Moreover, an analysis of the decree appealed from demonstrates that the members of the State Board of Education and the State Superintendent of Public Instruction are not required to guarantee the accomplishment of desegregation in the Delaware school system but are enjoined from refusing admission to the minor plaintiffs and other children similarly situated to the schools of their respective school districts on account of race, color or ancestry. In short, the decree of the court below was designed to relieve the appellants of passivity and to compel them to go forward with the desegregation of the Delaware schools. The first step to be taken by the State Board of Education, with the aid of the State Superintendent of Public Instruction, is to submit a plan designed to effect the principles enunciated in the decisions of the Supreme Court in Brown v. Board of Education of Topeka, supra, as ordered by the court below.

The members of the State Board of Education and the State Superintendent of Public Instruction may not delay further in the formulation and submission of such a plan.They must prepare and submit it promptly. The time for hesitation is past and the time for definitive action has arrived. The law as enunciated by the Supreme Court of the United States must be obeyed by all of us. If we do otherwise we will destroy our present form of constitutional government.

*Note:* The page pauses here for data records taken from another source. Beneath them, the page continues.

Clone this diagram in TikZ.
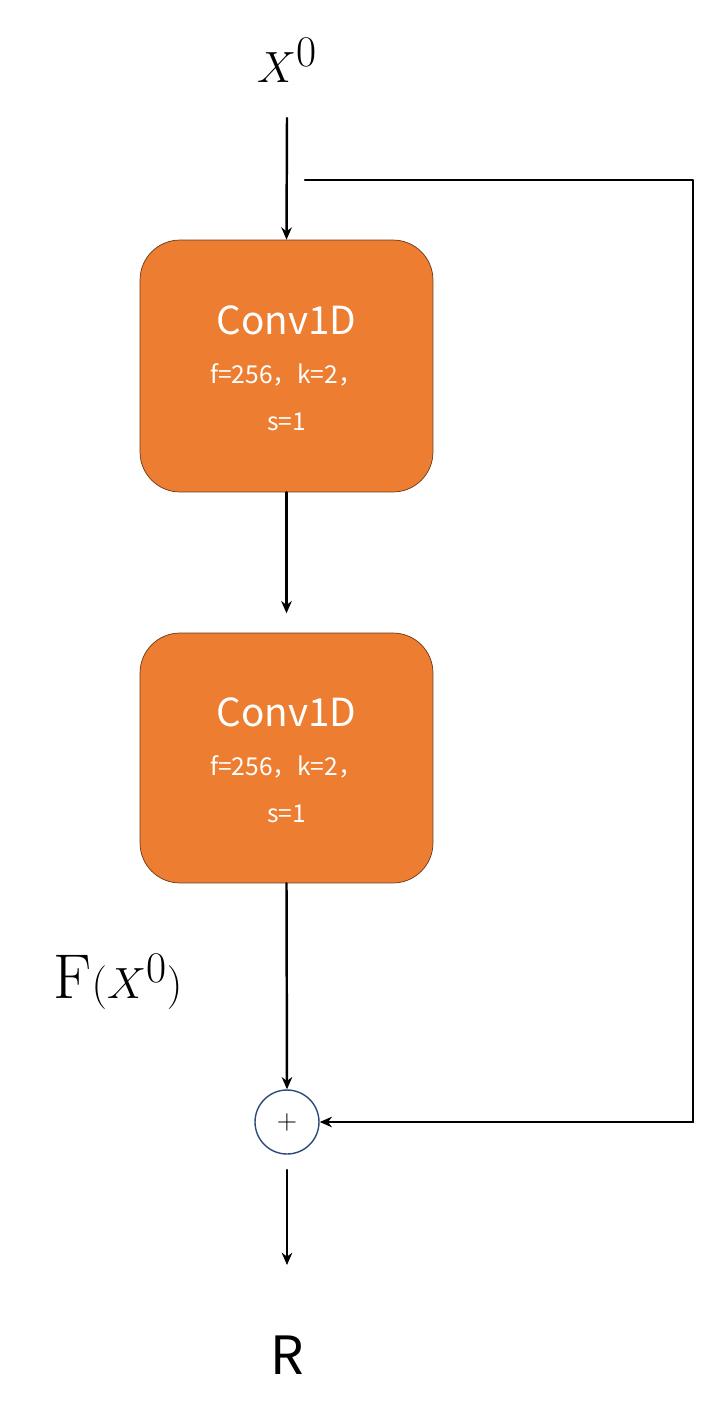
\documentclass[tikz,border=0pt]{standalone}
\usepackage{fontspec}
\newfontfamily\cjk{Noto Sans CJK SC}
\usetikzlibrary{arrows.meta}
\definecolor{convorange}{HTML}{ED7D31}
\definecolor{convedge}{HTML}{6B3A1A}
\definecolor{sumblue}{HTML}{2F4A7A}
\begin{document}
\begin{tikzpicture}[x=0.02cm,y=-0.02cm,line cap=round,line join=round,
  conv/.style={draw=convedge,fill=convorange,rounded corners=0.8cm,minimum width=5.86cm,minimum height=5.04cm},
  title/.style={text=white,font=\cjk\fontsize{22}{22}\selectfont,inner sep=0pt},
  param/.style={text=white,font=\cjk\fontsize{14}{14}\selectfont,inner sep=0pt},
  flow/.style={line width=1.4pt,-{Stealth[length=7pt,width=6pt]}},
  skip/.style={line width=1.4pt}]
\useasboundingbox (0,0) rectangle (715,1427);
% labels
\node (x0) at (287,60) {\fontsize{40}{40}\selectfont $X^0$};
\node (fx) at (118,982) {\fontsize{36}{36}\selectfont $\mathrm{F}(X^0)$};
\node (r) at (287,1355) {\cjk\fontsize{30}{30}\selectfont R};
% blocks
\node[conv] (conv1) at (286.5,366) {};
\node[title] (t1) at (286.5,320) {Conv1D};
\node[param] (f1) at (286.5,375) {f=256，k=2，};
\node[param] (s1) at (286.5,422) {s=1};
\node[conv,minimum height=5cm] (conv2) at (286.5,758) {};
\node[title] (t2) at (286.5,712) {Conv1D};
\node[param] (f2) at (286.5,767) {f=256，k=2，};
\node[param] (s2) at (286.5,814) {s=1};
\node[circle,draw=sumblue,line width=0.8pt,minimum size=1.28cm,inner sep=0pt] (sum) at (287,1122) {\fontsize{16}{16}\selectfont +};
% connectors
\coordinate (in) at (287,118);
\coordinate (tap) at (305,180);
\coordinate (out) at (287,1265);
\draw[flow] (in) -- (conv1.north);
\draw[flow] (conv1.south) -- ++(0,121);
\draw[flow] (conv2.south) -- (sum.north);
\draw[flow] (287,1170) -- (out);
\draw[skip] (tap) -- (693,180) -- (693,1122);
\draw[flow] (693,1122) -- (sum.east);
\end{tikzpicture}
\end{document}
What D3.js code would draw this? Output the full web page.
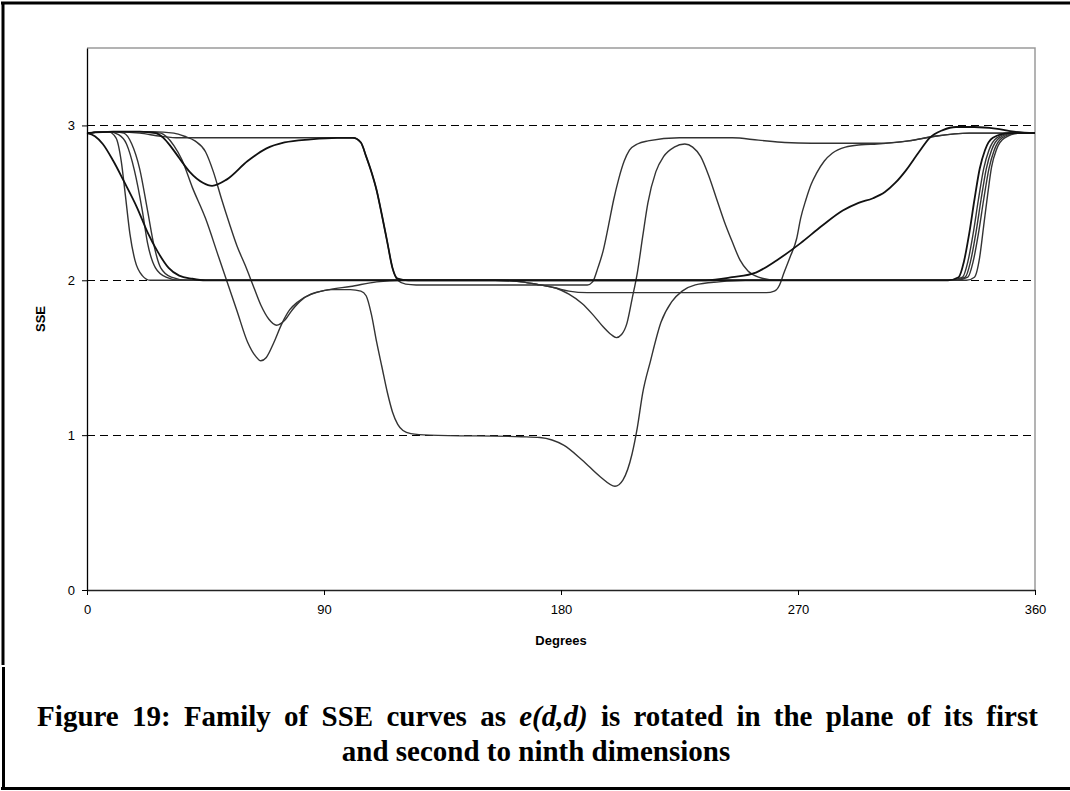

The decree of the court below stated dates in 1957 by which such a plan should have been submitted by the State Board of Education. Those dates are, of course, presently inoperative. New dates must be set. This is a matter which must be left to the discretion of the trial court. Those portions of the decree stating dates for the submission of the plan by the State Board of Education to the court below and to each member of all of the school boards in all of the public school districts which heretofore have not admitted pupils under a racially non-discriminatory plan, will be vacated so that the court below will be free to take appropriate action. The decree in all other respects will be affirmed.

Opinion re Recall of Mandate.

The mandate of this court which was handed down on June 30, 1958 will be recalled, subject to the proviso that if the appellants have not filed a petition for writs of certiorari to the Supreme Court of the United States on or before August 14, 1958, and have not filed with the Clerk of this court a certificate to such effect by August 18, 1958, the mandate of this court shall issue forthwith to the court below to carry out and effect the judgments of this court.

We take this step so that the appellants, by application to the Supreme Court for writs of certiorari, may exhaust their legal remedies without the possible complication of the cases becoming moot by action of the court below effecting our judgments.

I am authorized to state that Judge KALODNER dissents and is of the view that in the light of all the circumstances, including the delay of the appellants in making application to this court in respect to the mandate, that the mandate should not be recalled.